Carrie Lam is becoming Hong Kong’s most hardline leader

  • However, her use of existing legislation to prosecute anti-government protest leaders and a proposed national anthem law may not have gone far enough for Beijing

When former chief executive Leung Chun-ying was in power, you could often hear some old Hong Kong hands trying to comfort themselves by saying that at least he had decent people like Carrie Lam Cheng Yuet-ngor around him to serve as a moderating influence.

Now that Lam has become the city’s leader, the same public venom once directed at Leung is aimed at her. One reason for the growing public animosity is that Lam has lately decided to go the hardline route that matches or even exceeds that of her predecessor.

When Leung took on the Foreign Correspondents’ Club for inviting secessionist Andy Chan Ho-tin to give a talk and even called on the government to consider cancelling its lease, Lam and other officials originally sounded conciliatory.

Chief Secretary Matthew Cheung Kin-chung said the government had a long and fruitful working relationship with the club and expected it to continue. Well, not any more. Lam has reportedly declined an invitation to attend its annual reception party.

Carrie Lam declines invitation to FCC annual reception

Her government has since kicked Victor Mallet, an FCC representative, out of the city and effectively declared him persona non grata.

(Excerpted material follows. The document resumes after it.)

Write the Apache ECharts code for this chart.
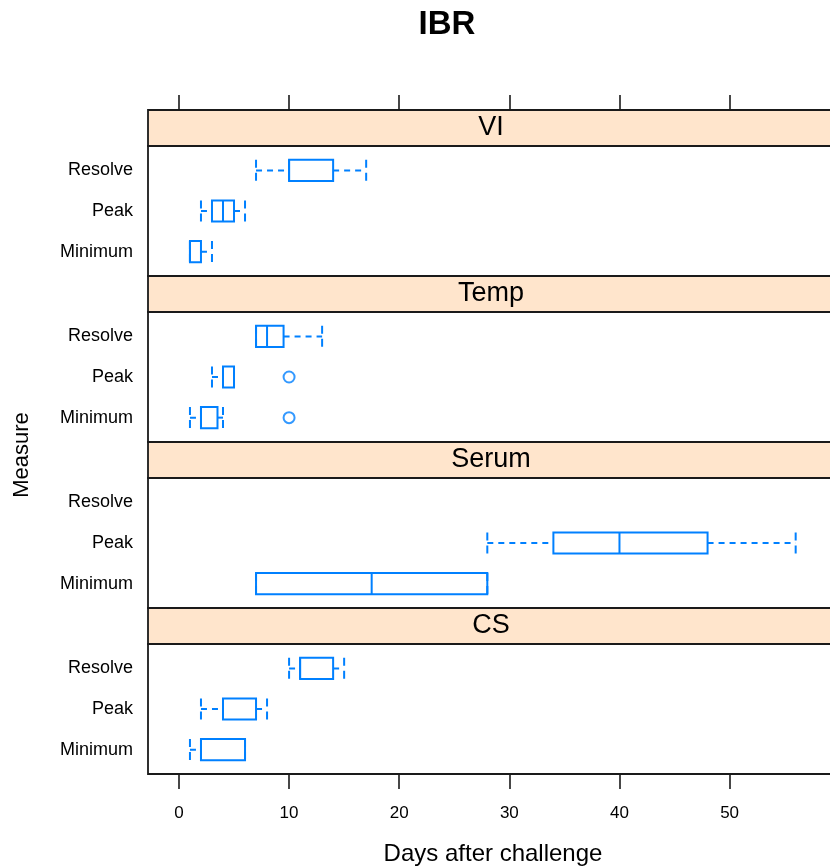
<!DOCTYPE html>
<html>
<head>
	<meta charset="UTF-8">
	<title>IBR</title>
	<script type="text/javascript" src="https://cdn.jsdelivr.net/npm/echarts@6.0.0/dist/echarts.min.js"></script>
	<style type="text/css">
		html,body{margin:0; padding:0; background:#fff;}
		#chart1{width:830px; height:868px;}
	</style>
</head>
<body>
	<div id="chart1"></div>
	<script type="text/javascript">
		// panels top to bottom, measures bottom to top (y = 1,2,3)
		const panels = ['VI', 'Temp', 'Serum', 'CS'];
		const measures = ['Minimum', 'Peak', 'Resolve'];
		const xTicks = [0, 10, 20, 30, 40, 50];

		// [min, q1, median, q3, max] per measure, null = no data
		const viStats = [[1, 1, 1, 2, 3], [2, 3, 4, 5, 6], [7, 10, 10, 14, 17]];
		const tempStats = [[1, 2, 2, 3.5, 4], [3, 4, 4, 5, 5], [7, 7, 8, 9.5, 13]];
		const serumStats = [[7, 7, 17.5, 28, 28], [28, 34, 40, 48, 56], null];
		const csStats = [[1, 2, 2, 6, 6], [2, 4, 4, 7, 8], [10, 11, 11, 14, 15]];
		// outliers: [day, measure]
		const tempOutliers = [[10, 'Minimum'], [10, 'Peak']];

		const allStats = [viStats, tempStats, serumStats, csStats];

		const blue = '#0080ff';
		const gridLeft = 148, gridWidth = 686;
		const top0 = 110, stripH = 36, panelH = 130;
		const xMin = -2.81, xMax = 59.48;

		let myChart = echarts.init(document.getElementById('chart1'));

		let grids = [], xAxes = [], yAxes = [], series = [], graphics = [];

		panels.forEach(function(name, p){
			let stripTop = top0 + p * (stripH + panelH);
			// panel grid
			grids.push({left: gridLeft, width: gridWidth, top: stripTop + stripH, height: panelH,
				outerBoundsMode: 'none', containLabel: false,
				show: true, borderColor: '#1a1a1a', borderWidth: 1.8, backgroundColor: '#fff'});
			xAxes.push({
				type: 'value', gridIndex: p, min: xMin, max: xMax,
				axisLine: {show: false, onZero: false}, splitLine: {show: false},
				axisTick: {show: p === 3, length: 15, customValues: xTicks, lineStyle: {color: '#1a1a1a', width: 1.6}},
				axisLabel: {show: p === 3, customValues: xTicks, margin: 31, fontSize: 17, color: '#000', fontFamily: 'Liberation Sans'}
			});
			yAxes.push({
				type: 'value', gridIndex: p, min: 0.4, max: 3.6,
				axisLine: {show: false, onZero: false}, splitLine: {show: false}, axisTick: {show: false},
				axisLabel: {customValues: [1, 2, 3], margin: 15, fontSize: 18, color: '#000', fontFamily: 'Liberation Sans',
					formatter: function(v){ return measures[Math.round(v) - 1]; }}
			});
		});

		panels.forEach(function(name, p){
			let stripTop = top0 + p * (stripH + panelH);
			// strip grid
			grids.push({left: gridLeft, width: gridWidth, top: stripTop, height: stripH,
				outerBoundsMode: 'none', containLabel: false,
				show: true, borderColor: '#1a1a1a', borderWidth: 1.8, backgroundColor: '#ffe5cc'});
			xAxes.push({
				type: 'value', gridIndex: 4 + p, min: xMin, max: xMax, position: 'top',
				show: p === 0,
				axisLine: {show: false, onZero: false}, splitLine: {show: false},
				axisTick: {show: true, inside: false, length: 15, customValues: xTicks, lineStyle: {color: '#1a1a1a', width: 1.6}},
				axisLabel: {show: false}
			});
			yAxes.push({type: 'value', gridIndex: 4 + p, min: 0, max: 1, show: false, axisLine: {onZero: false}});
			graphics.push({
				type: 'text', x: gridLeft + gridWidth / 2, y: stripTop + stripH / 2,
				style: {text: name, fontSize: 27, fontFamily: 'Liberation Sans', fill: '#000',
					align: 'center', verticalAlign: 'middle'}
			});
		});

		function renderBox(params, api){
			let y = api.value(0);
			let pts = [1, 2, 3, 4, 5].map(function(i){ return api.coord([api.value(i), y]); });
			let h = api.size([0, 1])[1] * 0.52;
			let cy = pts[0][1];
			let solid = {stroke: blue, lineWidth: 2, fill: null};
			let dash = {stroke: blue, lineWidth: 2, lineDash: [6, 5]};
			let staple = {stroke: blue, lineWidth: 2, lineDash: [8, 5]};
			let kids = [];
			if(pts[1][0] > pts[0][0]){
				kids.push({type: 'line', shape: {x1: pts[0][0], y1: cy, x2: pts[1][0], y2: cy}, style: dash});
			}
			if(pts[4][0] > pts[3][0]){
				kids.push({type: 'line', shape: {x1: pts[3][0], y1: cy, x2: pts[4][0], y2: cy}, style: dash});
			}
			kids.push({type: 'line', shape: {x1: pts[0][0], y1: cy - h / 2, x2: pts[0][0], y2: cy + h / 2}, style: staple});
			kids.push({type: 'line', shape: {x1: pts[4][0], y1: cy - h / 2, x2: pts[4][0], y2: cy + h / 2}, style: staple});
			kids.push({type: 'rect', shape: {x: pts[1][0], y: cy - h / 2, width: pts[3][0] - pts[1][0], height: h}, style: solid});
			kids.push({type: 'line', shape: {x1: pts[2][0], y1: cy - h / 2, x2: pts[2][0], y2: cy + h / 2}, style: solid});
			return {type: 'group', children: kids};
		}

		allStats.forEach(function(stats, p){
			let data = [];
			stats.forEach(function(s, i){
				if(s) data.push([i + 1].concat(s));
			});
			series.push({
				type: 'custom', xAxisIndex: p, yAxisIndex: p,
				renderItem: renderBox,
				encode: {x: [1, 2, 3, 4, 5], y: 0},
				data: data, silent: true
			});
		});

		series.push({
			type: 'scatter', xAxisIndex: 1, yAxisIndex: 1,
			symbol: 'emptyCircle', symbolSize: 11,
			itemStyle: {color: blue, borderColor: blue, borderWidth: 2},
			data: tempOutliers.map(function(o){ return [o[0], measures.indexOf(o[1]) + 1]; }),
			silent: true
		});

		graphics.push({
			type: 'text', x: 447, y: 25,
			style: {text: 'IBR', fontSize: 33, fontWeight: 'bold', fontFamily: 'Liberation Sans', fill: '#000',
				align: 'center', verticalAlign: 'middle'}
		});
		graphics.push({
			type: 'text', x: 22, y: 455, rotation: Math.PI / 2,
			style: {text: 'Measure', fontSize: 22, fontFamily: 'Liberation Sans', fill: '#000',
				align: 'center', verticalAlign: 'middle'}
		});
		graphics.push({
			type: 'text', x: gridLeft + gridWidth / 2 + 2, y: 854,
			style: {text: 'Days after challenge', fontSize: 24, fontFamily: 'Liberation Sans', fill: '#000',
				align: 'center', verticalAlign: 'middle'}
		});

		let option = {
			animation: false,
			grid: grids,
			xAxis: xAxes,
			yAxis: yAxes,
			series: series,
			graphic: graphics
		};
		myChart.setOption(option);
	</script>
</body>
</html>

While Leung was the first to warn against the spectre of Hong Kong independence, Lam made the unprecedented move to ban Chan’s Hong Kong National Party. Lam has proved to be more hard core than Leung.

In this context, it may be useful to recall that our first chief executive, Tung Chee-hwa, was highly critical of the United States-Hong Kong Policy Act and of the Americans for trying to use it to interfere in Hong Kong’s internal affairs. That’s the act that has shielded Hong Kong from American tariffs and restrictions on technology transfer against the mainland.

The Lam administration’s response to a US Congress-appointed commission’s latest assessment of Hong Kong was uncharacteristically angry; it read like a replication of Tung’s criticism. She has evidently gone hardline like him over this issue.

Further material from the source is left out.